# DATA SECTION:
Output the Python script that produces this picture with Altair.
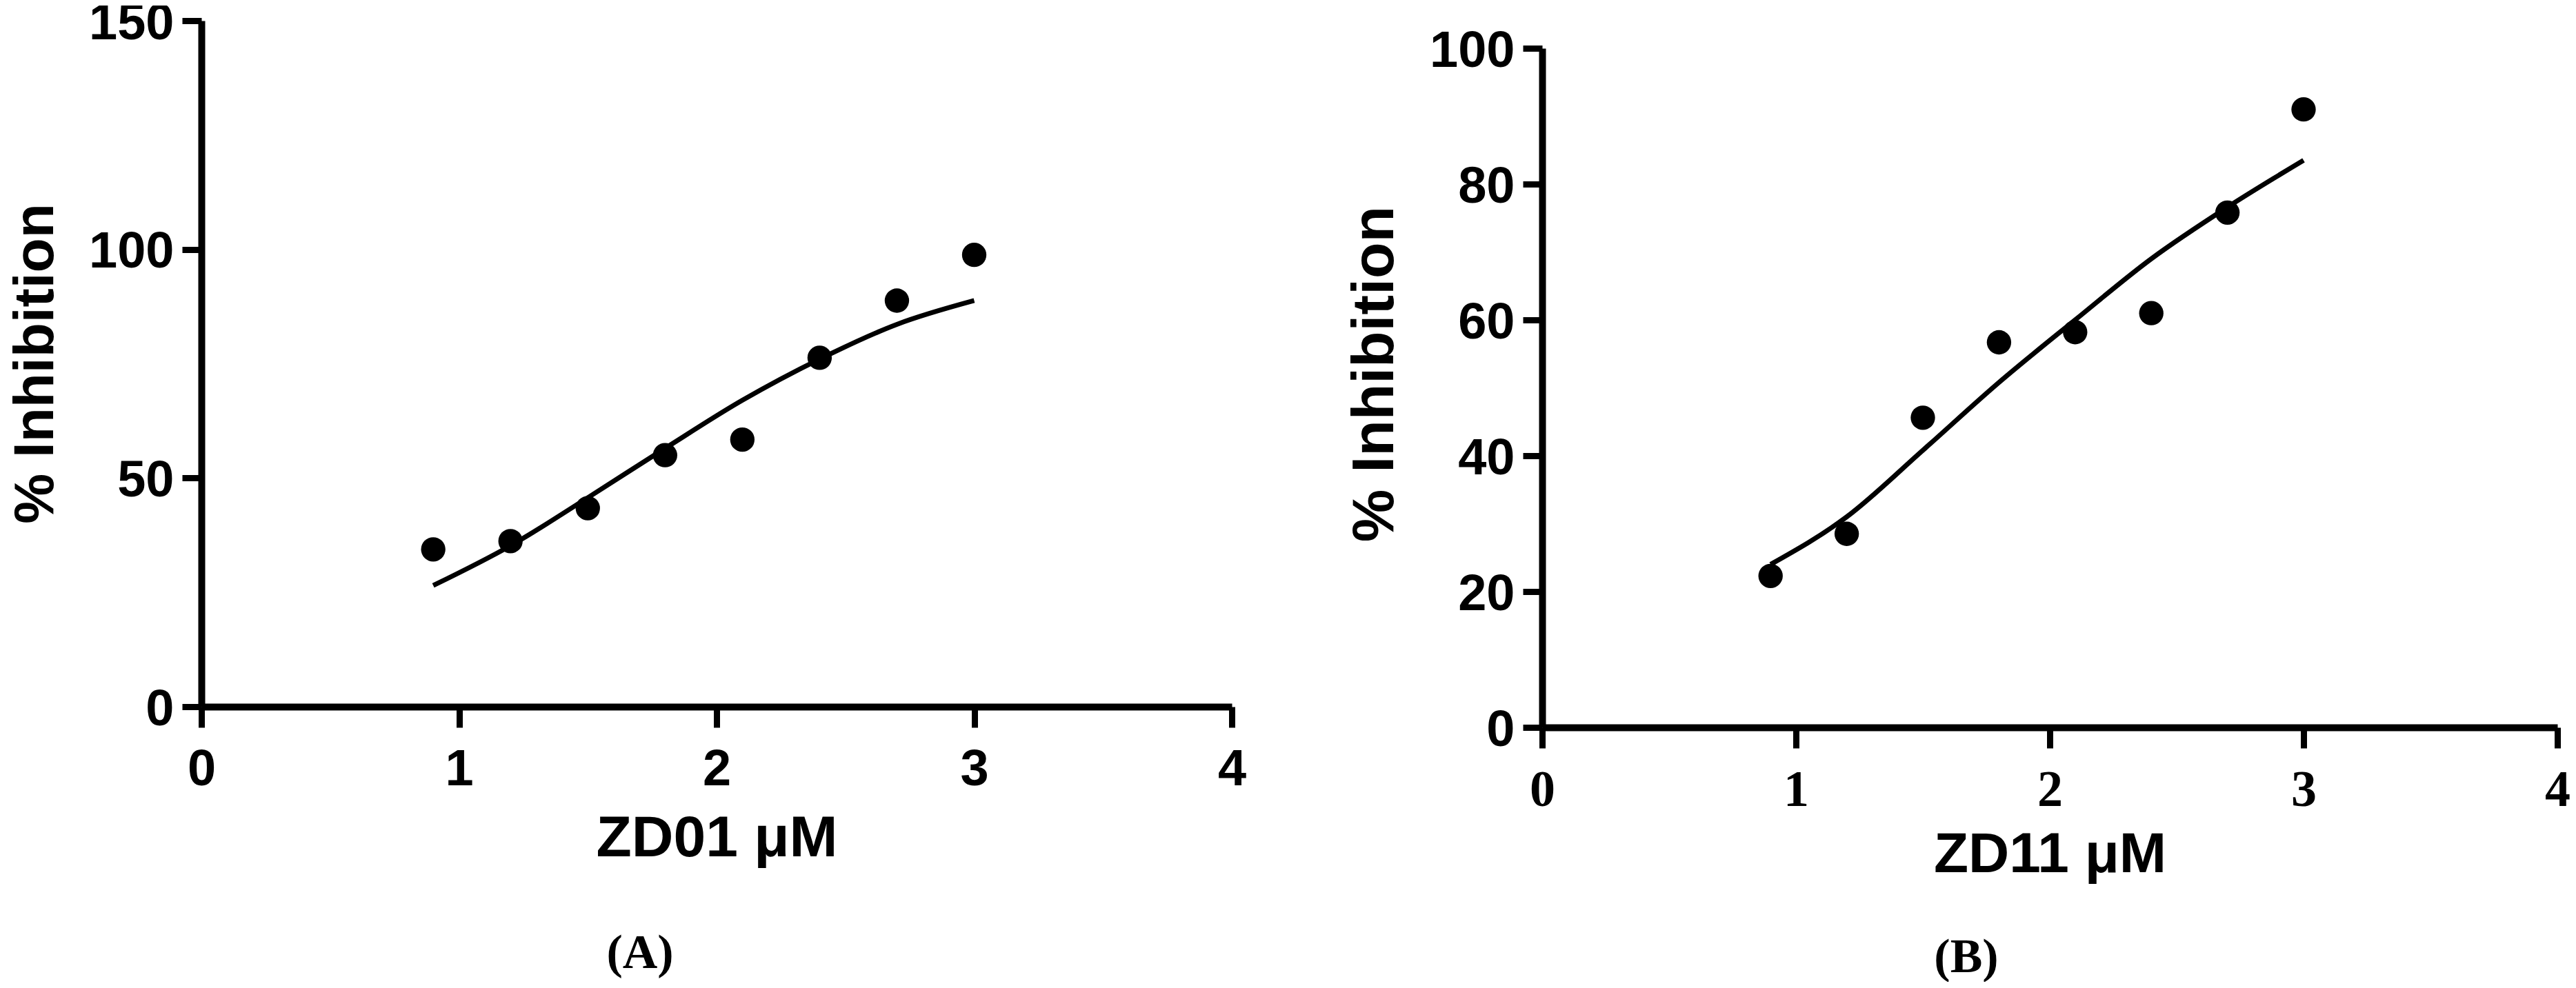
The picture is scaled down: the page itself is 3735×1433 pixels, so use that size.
import altair as alt
import pandas as pd

# doses (µM)
dose = [0.9, 1.2, 1.5, 1.8, 2.1, 2.4, 2.7, 3.0]

# Panel A: ZD01
zd01_points = [34.4, 36.2, 43.4, 55.0, 58.4, 76.3, 88.8, 98.8]
zd01_fit = [26.5, 35.2, 45.7, 56.5, 67.0, 76.0, 83.6, 88.8]

# Panel B: ZD11
zd11_points = [22.3, 28.5, 45.6, 56.7, 58.2, 61.0, 75.8, 91.0]
zd11_fit = [24.0, 31.0, 40.8, 50.8, 60.0, 69.0, 76.6, 83.5]

x_ticks = [0, 1, 2, 3, 4]
a_y_ticks = [0, 50, 100, 150]
b_y_ticks = [0, 20, 40, 60, 80, 100]

SANS = "Liberation Sans"
SERIF = "Liberation Serif"


def panel(points, fit, xtitle, ymax, yticks, caption, w, h,
          xlabelfont, xtitlesize, ytitlesize, xtitlepad, cap_dx, cap_off,
          ytitle_y):
    df = pd.DataFrame({"dose": dose, "inh": points, "fit": fit})
    xaxis = alt.Axis(values=x_ticks, title=xtitle, format="d",
                     labelFont=xlabelfont, tickSize=30, labelPadding=25,
                     labelFlush=False,
                     titlePadding=xtitlepad, titleFontSize=xtitlesize)
    yaxis = alt.Axis(values=yticks, title="% Inhibition", format="d",
                     tickSize=28, labelPadding=12, titlePadding=35,
                     labelFlush=False, labelOffset=4,
                     titleFontSize=ytitlesize, titleY=ytitle_y)
    xs = alt.Scale(domain=[0, 4], nice=False, zero=False)
    ys = alt.Scale(domain=[0, ymax], nice=False)
    base = alt.Chart(df)
    line = base.mark_line(interpolate="monotone", strokeWidth=7,
                          color="black").encode(
        x=alt.X("dose:Q", scale=xs, axis=xaxis),
        y=alt.Y("fit:Q", scale=ys, axis=yaxis),
    )
    pts = base.mark_circle(size=1250, color="black", opacity=1).encode(
        x=alt.X("dose:Q", scale=xs, axis=xaxis),
        y=alt.Y("inh:Q", scale=ys, axis=yaxis),
    )
    return alt.layer(line, pts).properties(
        width=w, height=h,
        title=alt.TitleParams(text=caption, orient="bottom", anchor="middle",
                              frame="group", dx=cap_dx, offset=cap_off),
    )


left = panel(zd01_points, zd01_fit, "ZD01 μM", 150, a_y_ticks, "(A)",
             1494, 995, SANS, 84, 82, 22, -111, 91, 497)
right = panel(zd11_points, zd11_fit, "ZD11 μM", 100, b_y_ticks, "(B)",
              1472, 985, SERIF, 82, 86, 16, -121, 75, 472)

spacer = alt.Chart(pd.DataFrame({"v": [0]})).mark_point(opacity=0, size=1).encode(
    x=alt.value(0), y=alt.value(0)
).properties(width=10, height=7)

chart = alt.hconcat(
    left, alt.vconcat(spacer, right, spacing=0), spacing=143
).properties(
    padding={"left": 2, "top": -11, "right": 0, "bottom": 0},
    background="white",
).configure_view(stroke=None).configure_axis(
    grid=False,
    domainColor="black", tickColor="black",
    labelColor="black", titleColor="black",
    domainWidth=10, tickWidth=9,
    labelFont=SANS, labelFontWeight="bold", labelFontSize=74,
    titleFont=SANS, titleFontWeight="bold",
).configure_title(
    font=SERIF, fontSize=70, fontWeight="bold", color="black",
)

chart.save("out.html", embed_options={"renderer": "svg", "actions": False})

# DIRECTION:
Give all the lines above again, character for character, without pictures.

# COMPLETE RESPONSE:
Output the Python script that produces this picture with Altair.
The picture is scaled down: the page itself is 3735×1433 pixels, so use that size.
import altair as alt
import pandas as pd

# doses (µM)
dose = [0.9, 1.2, 1.5, 1.8, 2.1, 2.4, 2.7, 3.0]

# Panel A: ZD01
zd01_points = [34.4, 36.2, 43.4, 55.0, 58.4, 76.3, 88.8, 98.8]
zd01_fit = [26.5, 35.2, 45.7, 56.5, 67.0, 76.0, 83.6, 88.8]

# Panel B: ZD11
zd11_points = [22.3, 28.5, 45.6, 56.7, 58.2, 61.0, 75.8, 91.0]
zd11_fit = [24.0, 31.0, 40.8, 50.8, 60.0, 69.0, 76.6, 83.5]

x_ticks = [0, 1, 2, 3, 4]
a_y_ticks = [0, 50, 100, 150]
b_y_ticks = [0, 20, 40, 60, 80, 100]

SANS = "Liberation Sans"
SERIF = "Liberation Serif"


def panel(points, fit, xtitle, ymax, yticks, caption, w, h,
          xlabelfont, xtitlesize, ytitlesize, xtitlepad, cap_dx, cap_off,
          ytitle_y):
    df = pd.DataFrame({"dose": dose, "inh": points, "fit": fit})
    xaxis = alt.Axis(values=x_ticks, title=xtitle, format="d",
                     labelFont=xlabelfont, tickSize=30, labelPadding=25,
                     labelFlush=False,
                     titlePadding=xtitlepad, titleFontSize=xtitlesize)
    yaxis = alt.Axis(values=yticks, title="% Inhibition", format="d",
                     tickSize=28, labelPadding=12, titlePadding=35,
                     labelFlush=False, labelOffset=4,
                     titleFontSize=ytitlesize, titleY=ytitle_y)
    xs = alt.Scale(domain=[0, 4], nice=False, zero=False)
    ys = alt.Scale(domain=[0, ymax], nice=False)
    base = alt.Chart(df)
    line = base.mark_line(interpolate="monotone", strokeWidth=7,
                          color="black").encode(
        x=alt.X("dose:Q", scale=xs, axis=xaxis),
        y=alt.Y("fit:Q", scale=ys, axis=yaxis),
    )
    pts = base.mark_circle(size=1250, color="black", opacity=1).encode(
        x=alt.X("dose:Q", scale=xs, axis=xaxis),
        y=alt.Y("inh:Q", scale=ys, axis=yaxis),
    )
    return alt.layer(line, pts).properties(
        width=w, height=h,
        title=alt.TitleParams(text=caption, orient="bottom", anchor="middle",
                              frame="group", dx=cap_dx, offset=cap_off),
    )


left = panel(zd01_points, zd01_fit, "ZD01 μM", 150, a_y_ticks, "(A)",
             1494, 995, SANS, 84, 82, 22, -111, 91, 497)
right = panel(zd11_points, zd11_fit, "ZD11 μM", 100, b_y_ticks, "(B)",
              1472, 985, SERIF, 82, 86, 16, -121, 75, 472)

spacer = alt.Chart(pd.DataFrame({"v": [0]})).mark_point(opacity=0, size=1).encode(
    x=alt.value(0), y=alt.value(0)
).properties(width=10, height=7)

chart = alt.hconcat(
    left, alt.vconcat(spacer, right, spacing=0), spacing=143
).properties(
    padding={"left": 2, "top": -11, "right": 0, "bottom": 0},
    background="white",
).configure_view(stroke=None).configure_axis(
    grid=False,
    domainColor="black", tickColor="black",
    labelColor="black", titleColor="black",
    domainWidth=10, tickWidth=9,
    labelFont=SANS, labelFontWeight="bold", labelFontSize=74,
    titleFont=SANS, titleFontWeight="bold",
).configure_title(
    font=SERIF, fontSize=70, fontWeight="bold", color="black",
)

chart.save("out.html", embed_options={"renderer": "svg", "actions": False})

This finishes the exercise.